Only the lines from the start of the data to the line containing "const engraftmentEnd = 34;", both included, should be output, exactly and without pictures.
:::
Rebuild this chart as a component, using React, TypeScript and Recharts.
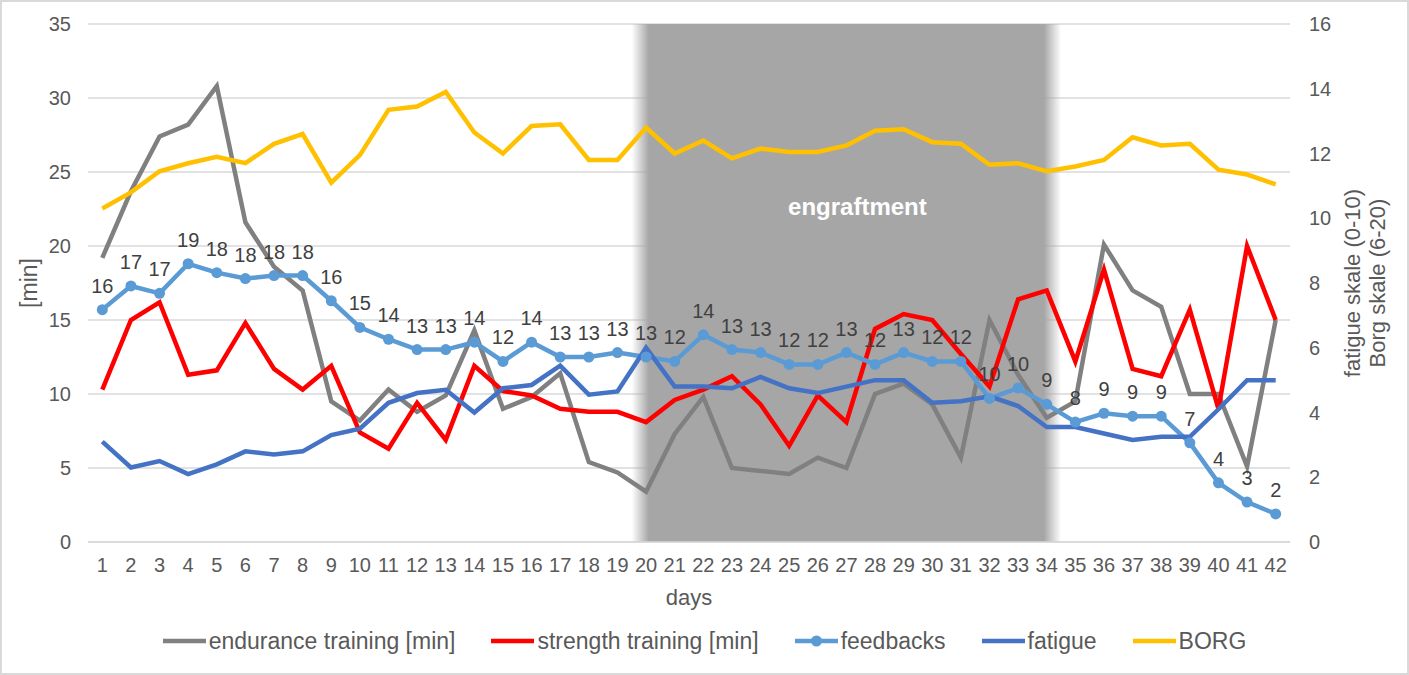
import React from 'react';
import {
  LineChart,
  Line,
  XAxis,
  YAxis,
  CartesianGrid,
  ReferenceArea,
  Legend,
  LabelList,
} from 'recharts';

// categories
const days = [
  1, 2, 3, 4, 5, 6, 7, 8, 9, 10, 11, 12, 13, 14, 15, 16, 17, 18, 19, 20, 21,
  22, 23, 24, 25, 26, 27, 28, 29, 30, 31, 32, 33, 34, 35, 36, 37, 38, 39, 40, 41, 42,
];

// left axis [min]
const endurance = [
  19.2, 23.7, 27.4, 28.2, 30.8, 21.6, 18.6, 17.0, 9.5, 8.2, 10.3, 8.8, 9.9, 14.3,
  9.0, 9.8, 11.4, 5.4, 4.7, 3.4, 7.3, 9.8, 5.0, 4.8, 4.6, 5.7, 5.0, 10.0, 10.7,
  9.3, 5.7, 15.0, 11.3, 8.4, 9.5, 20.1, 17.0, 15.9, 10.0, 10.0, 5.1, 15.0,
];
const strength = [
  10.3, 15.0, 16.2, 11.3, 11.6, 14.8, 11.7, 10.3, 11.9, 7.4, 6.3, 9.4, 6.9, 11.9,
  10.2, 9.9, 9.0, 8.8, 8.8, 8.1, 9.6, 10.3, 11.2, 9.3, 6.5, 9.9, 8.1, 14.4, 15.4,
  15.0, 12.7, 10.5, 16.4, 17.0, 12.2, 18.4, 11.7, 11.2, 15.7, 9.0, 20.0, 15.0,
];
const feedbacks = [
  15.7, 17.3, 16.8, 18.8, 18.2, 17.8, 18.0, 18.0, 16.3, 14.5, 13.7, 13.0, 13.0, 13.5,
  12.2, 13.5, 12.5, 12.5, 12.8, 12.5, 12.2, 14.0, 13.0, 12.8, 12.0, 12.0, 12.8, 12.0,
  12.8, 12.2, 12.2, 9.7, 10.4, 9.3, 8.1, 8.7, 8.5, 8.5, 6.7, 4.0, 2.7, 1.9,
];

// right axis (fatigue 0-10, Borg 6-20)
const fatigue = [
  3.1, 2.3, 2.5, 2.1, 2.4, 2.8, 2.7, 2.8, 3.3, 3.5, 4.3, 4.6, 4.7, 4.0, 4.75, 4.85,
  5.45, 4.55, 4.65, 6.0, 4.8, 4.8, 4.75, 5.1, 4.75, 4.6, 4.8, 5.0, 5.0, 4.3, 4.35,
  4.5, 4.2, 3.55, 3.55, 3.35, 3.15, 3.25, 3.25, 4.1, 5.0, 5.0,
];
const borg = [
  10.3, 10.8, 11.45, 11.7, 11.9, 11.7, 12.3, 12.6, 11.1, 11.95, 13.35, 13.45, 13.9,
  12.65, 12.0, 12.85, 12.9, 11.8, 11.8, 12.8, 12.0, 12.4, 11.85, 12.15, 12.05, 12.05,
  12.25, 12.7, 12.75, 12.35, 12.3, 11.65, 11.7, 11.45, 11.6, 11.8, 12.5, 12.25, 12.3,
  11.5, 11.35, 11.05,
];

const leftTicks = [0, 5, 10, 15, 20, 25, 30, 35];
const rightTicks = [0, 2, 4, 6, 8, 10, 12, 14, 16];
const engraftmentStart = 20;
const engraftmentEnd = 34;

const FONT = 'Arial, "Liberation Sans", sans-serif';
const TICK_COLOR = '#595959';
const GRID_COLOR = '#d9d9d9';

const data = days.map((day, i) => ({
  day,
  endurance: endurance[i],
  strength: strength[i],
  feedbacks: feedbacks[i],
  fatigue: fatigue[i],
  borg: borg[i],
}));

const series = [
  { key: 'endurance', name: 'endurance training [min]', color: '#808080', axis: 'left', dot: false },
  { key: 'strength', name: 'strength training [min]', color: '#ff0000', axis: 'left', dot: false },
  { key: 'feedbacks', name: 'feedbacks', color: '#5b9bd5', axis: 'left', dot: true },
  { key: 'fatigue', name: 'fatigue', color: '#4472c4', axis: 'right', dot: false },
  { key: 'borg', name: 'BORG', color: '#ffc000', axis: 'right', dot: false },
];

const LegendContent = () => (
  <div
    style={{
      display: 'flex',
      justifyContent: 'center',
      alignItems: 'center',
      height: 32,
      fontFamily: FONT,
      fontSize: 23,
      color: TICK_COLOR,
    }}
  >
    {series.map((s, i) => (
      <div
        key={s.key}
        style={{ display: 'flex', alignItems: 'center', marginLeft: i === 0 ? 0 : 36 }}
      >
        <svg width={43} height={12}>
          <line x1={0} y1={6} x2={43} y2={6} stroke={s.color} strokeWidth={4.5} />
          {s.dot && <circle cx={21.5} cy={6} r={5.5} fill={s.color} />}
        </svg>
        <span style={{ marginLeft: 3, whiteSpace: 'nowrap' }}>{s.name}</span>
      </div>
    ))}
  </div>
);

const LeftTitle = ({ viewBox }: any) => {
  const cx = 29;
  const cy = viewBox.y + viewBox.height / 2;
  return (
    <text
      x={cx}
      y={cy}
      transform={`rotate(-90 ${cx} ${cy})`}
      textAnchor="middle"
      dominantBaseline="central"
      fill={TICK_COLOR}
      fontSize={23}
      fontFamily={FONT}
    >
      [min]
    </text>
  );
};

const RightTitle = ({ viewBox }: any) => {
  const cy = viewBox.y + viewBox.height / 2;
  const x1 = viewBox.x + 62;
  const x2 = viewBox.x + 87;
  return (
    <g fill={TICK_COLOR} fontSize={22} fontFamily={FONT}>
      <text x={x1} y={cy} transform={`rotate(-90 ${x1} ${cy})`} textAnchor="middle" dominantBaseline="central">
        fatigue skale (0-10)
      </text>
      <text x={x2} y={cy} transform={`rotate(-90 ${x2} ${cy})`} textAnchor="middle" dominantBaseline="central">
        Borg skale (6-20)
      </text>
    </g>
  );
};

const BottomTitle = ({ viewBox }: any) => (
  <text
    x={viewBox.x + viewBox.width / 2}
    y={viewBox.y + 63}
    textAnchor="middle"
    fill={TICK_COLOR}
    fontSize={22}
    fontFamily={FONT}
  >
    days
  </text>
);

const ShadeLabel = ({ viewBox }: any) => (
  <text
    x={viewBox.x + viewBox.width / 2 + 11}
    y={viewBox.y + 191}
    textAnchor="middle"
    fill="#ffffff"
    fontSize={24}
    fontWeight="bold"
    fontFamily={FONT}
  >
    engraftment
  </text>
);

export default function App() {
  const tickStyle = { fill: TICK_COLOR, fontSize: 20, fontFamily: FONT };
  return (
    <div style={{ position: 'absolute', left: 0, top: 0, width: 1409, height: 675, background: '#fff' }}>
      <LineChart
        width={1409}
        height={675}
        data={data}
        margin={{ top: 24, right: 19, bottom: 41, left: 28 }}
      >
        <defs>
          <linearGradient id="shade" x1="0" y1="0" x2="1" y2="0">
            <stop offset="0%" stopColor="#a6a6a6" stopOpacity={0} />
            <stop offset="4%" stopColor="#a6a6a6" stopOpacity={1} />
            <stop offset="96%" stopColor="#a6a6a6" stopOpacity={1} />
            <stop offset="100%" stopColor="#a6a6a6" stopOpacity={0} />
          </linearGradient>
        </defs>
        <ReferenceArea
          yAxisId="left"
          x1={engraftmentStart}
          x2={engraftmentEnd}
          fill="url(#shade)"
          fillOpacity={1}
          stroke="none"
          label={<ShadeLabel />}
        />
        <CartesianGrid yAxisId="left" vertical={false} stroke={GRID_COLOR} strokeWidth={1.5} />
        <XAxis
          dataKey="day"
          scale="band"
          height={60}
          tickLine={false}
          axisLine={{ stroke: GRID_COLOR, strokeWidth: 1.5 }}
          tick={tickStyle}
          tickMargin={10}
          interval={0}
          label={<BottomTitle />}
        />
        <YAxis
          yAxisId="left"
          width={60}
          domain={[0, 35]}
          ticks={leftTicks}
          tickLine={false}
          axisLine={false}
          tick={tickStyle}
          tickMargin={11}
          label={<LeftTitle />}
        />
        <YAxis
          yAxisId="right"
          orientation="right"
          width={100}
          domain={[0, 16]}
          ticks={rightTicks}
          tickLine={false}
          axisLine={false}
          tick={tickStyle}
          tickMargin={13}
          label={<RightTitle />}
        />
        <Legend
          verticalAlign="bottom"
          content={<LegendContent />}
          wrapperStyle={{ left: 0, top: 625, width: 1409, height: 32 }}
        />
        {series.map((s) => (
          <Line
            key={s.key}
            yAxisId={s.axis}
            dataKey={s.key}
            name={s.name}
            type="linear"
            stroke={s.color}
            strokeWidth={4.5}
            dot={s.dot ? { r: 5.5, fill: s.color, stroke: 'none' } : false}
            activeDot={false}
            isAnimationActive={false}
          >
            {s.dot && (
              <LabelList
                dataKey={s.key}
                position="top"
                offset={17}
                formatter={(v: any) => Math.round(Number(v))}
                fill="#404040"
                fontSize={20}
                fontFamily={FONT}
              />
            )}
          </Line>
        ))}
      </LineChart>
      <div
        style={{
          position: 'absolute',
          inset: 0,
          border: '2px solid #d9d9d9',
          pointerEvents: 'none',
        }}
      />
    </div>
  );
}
:::
Problem solution —
Rebuild this chart as a component, using React, TypeScript and Recharts.
import React from 'react';
import {
  LineChart,
  Line,
  XAxis,
  YAxis,
  CartesianGrid,
  ReferenceArea,
  Legend,
  LabelList,
} from 'recharts';

// categories
const days = [
  1, 2, 3, 4, 5, 6, 7, 8, 9, 10, 11, 12, 13, 14, 15, 16, 17, 18, 19, 20, 21,
  22, 23, 24, 25, 26, 27, 28, 29, 30, 31, 32, 33, 34, 35, 36, 37, 38, 39, 40, 41, 42,
];

// left axis [min]
const endurance = [
  19.2, 23.7, 27.4, 28.2, 30.8, 21.6, 18.6, 17.0, 9.5, 8.2, 10.3, 8.8, 9.9, 14.3,
  9.0, 9.8, 11.4, 5.4, 4.7, 3.4, 7.3, 9.8, 5.0, 4.8, 4.6, 5.7, 5.0, 10.0, 10.7,
  9.3, 5.7, 15.0, 11.3, 8.4, 9.5, 20.1, 17.0, 15.9, 10.0, 10.0, 5.1, 15.0,
];
const strength = [
  10.3, 15.0, 16.2, 11.3, 11.6, 14.8, 11.7, 10.3, 11.9, 7.4, 6.3, 9.4, 6.9, 11.9,
  10.2, 9.9, 9.0, 8.8, 8.8, 8.1, 9.6, 10.3, 11.2, 9.3, 6.5, 9.9, 8.1, 14.4, 15.4,
  15.0, 12.7, 10.5, 16.4, 17.0, 12.2, 18.4, 11.7, 11.2, 15.7, 9.0, 20.0, 15.0,
];
const feedbacks = [
  15.7, 17.3, 16.8, 18.8, 18.2, 17.8, 18.0, 18.0, 16.3, 14.5, 13.7, 13.0, 13.0, 13.5,
  12.2, 13.5, 12.5, 12.5, 12.8, 12.5, 12.2, 14.0, 13.0, 12.8, 12.0, 12.0, 12.8, 12.0,
  12.8, 12.2, 12.2, 9.7, 10.4, 9.3, 8.1, 8.7, 8.5, 8.5, 6.7, 4.0, 2.7, 1.9,
];

// right axis (fatigue 0-10, Borg 6-20)
const fatigue = [
  3.1, 2.3, 2.5, 2.1, 2.4, 2.8, 2.7, 2.8, 3.3, 3.5, 4.3, 4.6, 4.7, 4.0, 4.75, 4.85,
  5.45, 4.55, 4.65, 6.0, 4.8, 4.8, 4.75, 5.1, 4.75, 4.6, 4.8, 5.0, 5.0, 4.3, 4.35,
  4.5, 4.2, 3.55, 3.55, 3.35, 3.15, 3.25, 3.25, 4.1, 5.0, 5.0,
];
const borg = [
  10.3, 10.8, 11.45, 11.7, 11.9, 11.7, 12.3, 12.6, 11.1, 11.95, 13.35, 13.45, 13.9,
  12.65, 12.0, 12.85, 12.9, 11.8, 11.8, 12.8, 12.0, 12.4, 11.85, 12.15, 12.05, 12.05,
  12.25, 12.7, 12.75, 12.35, 12.3, 11.65, 11.7, 11.45, 11.6, 11.8, 12.5, 12.25, 12.3,
  11.5, 11.35, 11.05,
];

const leftTicks = [0, 5, 10, 15, 20, 25, 30, 35];
const rightTicks = [0, 2, 4, 6, 8, 10, 12, 14, 16];
const engraftmentStart = 20;
const engraftmentEnd = 34;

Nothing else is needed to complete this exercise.